**TO BE DONE**:
Starting at the line that contains "Convert this chart" and stopping at the line that contains "from matplotlib.ticker import", transcribe every line of the material below exactly; pictures stay out.
*** MATERIAL SUPPLIED
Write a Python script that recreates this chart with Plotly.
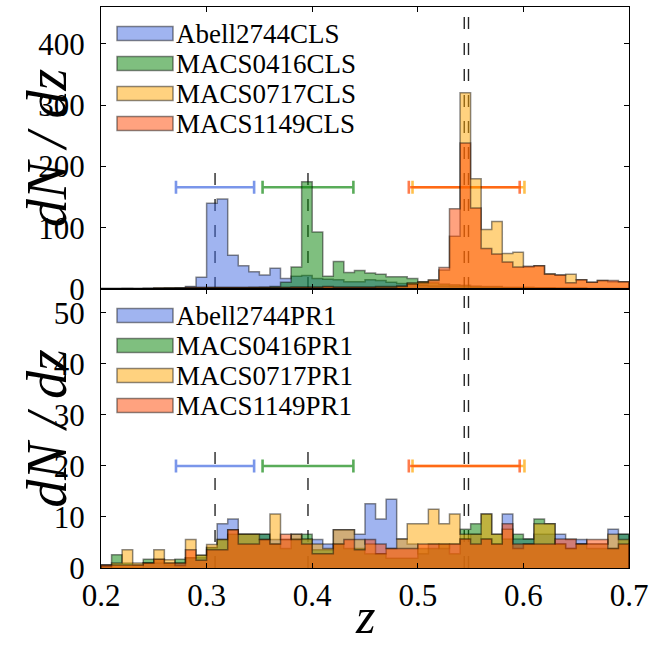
******
*** MATERIAL SUPPLIED
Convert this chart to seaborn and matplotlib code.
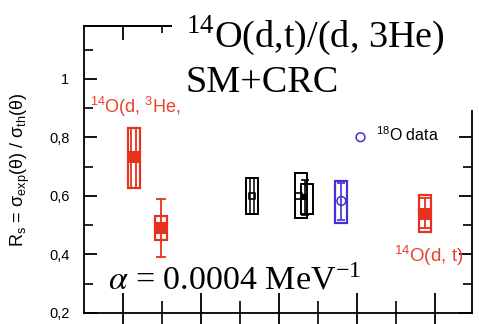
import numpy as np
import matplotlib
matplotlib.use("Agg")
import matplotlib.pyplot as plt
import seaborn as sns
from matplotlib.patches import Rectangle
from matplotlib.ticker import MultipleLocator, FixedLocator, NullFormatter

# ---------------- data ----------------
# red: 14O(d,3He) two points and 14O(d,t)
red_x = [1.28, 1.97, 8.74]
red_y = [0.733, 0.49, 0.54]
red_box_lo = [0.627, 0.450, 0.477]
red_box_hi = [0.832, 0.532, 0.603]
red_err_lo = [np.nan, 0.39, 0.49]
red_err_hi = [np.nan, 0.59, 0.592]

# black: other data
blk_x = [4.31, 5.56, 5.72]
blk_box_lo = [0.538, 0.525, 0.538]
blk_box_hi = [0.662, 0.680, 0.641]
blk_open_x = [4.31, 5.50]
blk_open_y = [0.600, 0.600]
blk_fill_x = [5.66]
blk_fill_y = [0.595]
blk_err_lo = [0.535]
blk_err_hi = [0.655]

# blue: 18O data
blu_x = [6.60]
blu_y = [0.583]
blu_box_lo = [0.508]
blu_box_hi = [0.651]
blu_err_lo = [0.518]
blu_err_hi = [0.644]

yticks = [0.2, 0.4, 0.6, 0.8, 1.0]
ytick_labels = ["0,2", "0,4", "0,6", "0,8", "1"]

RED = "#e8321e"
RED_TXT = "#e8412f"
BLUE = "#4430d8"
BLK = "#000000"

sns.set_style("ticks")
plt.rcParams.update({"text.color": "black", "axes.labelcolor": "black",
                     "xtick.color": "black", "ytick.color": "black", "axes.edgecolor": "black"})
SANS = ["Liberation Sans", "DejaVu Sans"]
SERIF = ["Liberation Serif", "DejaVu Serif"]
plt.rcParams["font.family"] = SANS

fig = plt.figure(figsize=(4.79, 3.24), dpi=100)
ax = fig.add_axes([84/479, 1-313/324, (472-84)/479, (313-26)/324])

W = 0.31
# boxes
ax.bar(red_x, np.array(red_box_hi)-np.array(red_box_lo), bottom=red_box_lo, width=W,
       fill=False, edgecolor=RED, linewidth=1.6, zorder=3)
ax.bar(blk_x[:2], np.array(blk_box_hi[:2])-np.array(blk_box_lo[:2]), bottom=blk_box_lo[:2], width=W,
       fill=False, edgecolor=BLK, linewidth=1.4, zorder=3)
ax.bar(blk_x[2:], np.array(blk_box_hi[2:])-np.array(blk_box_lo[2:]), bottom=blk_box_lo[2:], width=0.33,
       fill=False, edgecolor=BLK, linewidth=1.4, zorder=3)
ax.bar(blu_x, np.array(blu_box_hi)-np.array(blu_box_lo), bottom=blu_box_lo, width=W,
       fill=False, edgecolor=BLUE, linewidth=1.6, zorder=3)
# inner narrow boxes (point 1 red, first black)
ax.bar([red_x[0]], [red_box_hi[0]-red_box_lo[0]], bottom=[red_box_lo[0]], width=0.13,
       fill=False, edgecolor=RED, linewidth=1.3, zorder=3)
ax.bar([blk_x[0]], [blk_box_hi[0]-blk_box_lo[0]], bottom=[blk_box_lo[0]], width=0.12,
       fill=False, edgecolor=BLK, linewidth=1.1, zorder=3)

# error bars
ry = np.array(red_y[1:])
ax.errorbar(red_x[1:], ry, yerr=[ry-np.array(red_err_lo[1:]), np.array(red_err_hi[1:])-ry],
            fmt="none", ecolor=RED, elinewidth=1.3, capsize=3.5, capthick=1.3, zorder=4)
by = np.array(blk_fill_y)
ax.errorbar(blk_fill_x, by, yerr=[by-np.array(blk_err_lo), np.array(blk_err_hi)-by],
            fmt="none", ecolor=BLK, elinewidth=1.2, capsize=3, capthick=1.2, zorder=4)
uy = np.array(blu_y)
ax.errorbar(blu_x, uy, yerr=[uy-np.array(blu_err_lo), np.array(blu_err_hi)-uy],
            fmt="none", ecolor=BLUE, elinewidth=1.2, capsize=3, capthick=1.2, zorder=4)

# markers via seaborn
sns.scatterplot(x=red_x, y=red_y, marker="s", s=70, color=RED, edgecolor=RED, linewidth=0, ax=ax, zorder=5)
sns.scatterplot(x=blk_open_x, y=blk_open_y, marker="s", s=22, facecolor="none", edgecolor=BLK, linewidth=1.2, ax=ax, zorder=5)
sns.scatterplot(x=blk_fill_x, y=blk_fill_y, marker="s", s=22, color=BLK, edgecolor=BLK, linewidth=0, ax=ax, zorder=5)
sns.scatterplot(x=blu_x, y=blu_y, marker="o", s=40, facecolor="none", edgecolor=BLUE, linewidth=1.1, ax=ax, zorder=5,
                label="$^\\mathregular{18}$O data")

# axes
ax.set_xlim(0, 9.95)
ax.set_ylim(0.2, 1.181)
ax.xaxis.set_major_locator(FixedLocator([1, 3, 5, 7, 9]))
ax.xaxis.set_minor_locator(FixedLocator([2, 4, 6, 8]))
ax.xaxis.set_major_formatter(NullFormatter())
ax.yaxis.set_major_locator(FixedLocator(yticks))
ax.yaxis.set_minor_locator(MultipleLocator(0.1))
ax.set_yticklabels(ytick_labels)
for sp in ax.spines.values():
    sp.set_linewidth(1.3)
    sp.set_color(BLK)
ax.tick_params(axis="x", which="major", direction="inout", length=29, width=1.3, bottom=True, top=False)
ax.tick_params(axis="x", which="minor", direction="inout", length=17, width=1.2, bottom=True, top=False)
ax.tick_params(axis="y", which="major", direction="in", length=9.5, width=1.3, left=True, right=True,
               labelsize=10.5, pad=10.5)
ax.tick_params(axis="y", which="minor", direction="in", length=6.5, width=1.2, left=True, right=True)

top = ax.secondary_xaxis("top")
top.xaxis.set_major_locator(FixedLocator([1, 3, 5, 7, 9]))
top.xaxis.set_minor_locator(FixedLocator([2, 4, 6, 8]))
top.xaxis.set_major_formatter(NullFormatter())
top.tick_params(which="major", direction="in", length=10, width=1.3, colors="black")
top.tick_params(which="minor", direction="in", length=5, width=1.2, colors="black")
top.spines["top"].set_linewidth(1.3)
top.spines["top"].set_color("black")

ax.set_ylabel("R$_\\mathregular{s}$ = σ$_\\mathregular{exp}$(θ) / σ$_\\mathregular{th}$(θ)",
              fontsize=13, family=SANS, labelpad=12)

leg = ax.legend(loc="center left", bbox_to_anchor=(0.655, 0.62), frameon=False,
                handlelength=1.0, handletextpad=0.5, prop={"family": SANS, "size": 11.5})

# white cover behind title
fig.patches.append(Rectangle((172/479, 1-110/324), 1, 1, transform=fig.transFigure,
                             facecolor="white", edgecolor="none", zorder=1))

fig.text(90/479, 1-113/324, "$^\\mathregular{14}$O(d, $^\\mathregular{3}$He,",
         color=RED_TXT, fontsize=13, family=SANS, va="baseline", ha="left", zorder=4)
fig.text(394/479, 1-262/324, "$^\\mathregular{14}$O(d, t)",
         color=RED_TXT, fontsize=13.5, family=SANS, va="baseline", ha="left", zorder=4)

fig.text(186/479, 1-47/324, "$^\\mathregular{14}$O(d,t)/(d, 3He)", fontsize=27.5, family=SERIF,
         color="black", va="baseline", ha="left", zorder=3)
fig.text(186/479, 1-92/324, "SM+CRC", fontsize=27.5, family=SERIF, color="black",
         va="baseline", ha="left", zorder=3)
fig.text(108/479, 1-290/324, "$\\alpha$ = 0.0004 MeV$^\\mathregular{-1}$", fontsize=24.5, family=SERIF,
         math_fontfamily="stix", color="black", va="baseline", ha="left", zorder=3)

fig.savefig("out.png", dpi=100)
******
**OUTPUT OF THE TASK**:
Convert this chart to seaborn and matplotlib code.
import numpy as np
import matplotlib
matplotlib.use("Agg")
import matplotlib.pyplot as plt
import seaborn as sns
from matplotlib.patches import Rectangle
from matplotlib.ticker import MultipleLocator, FixedLocator, NullFormatter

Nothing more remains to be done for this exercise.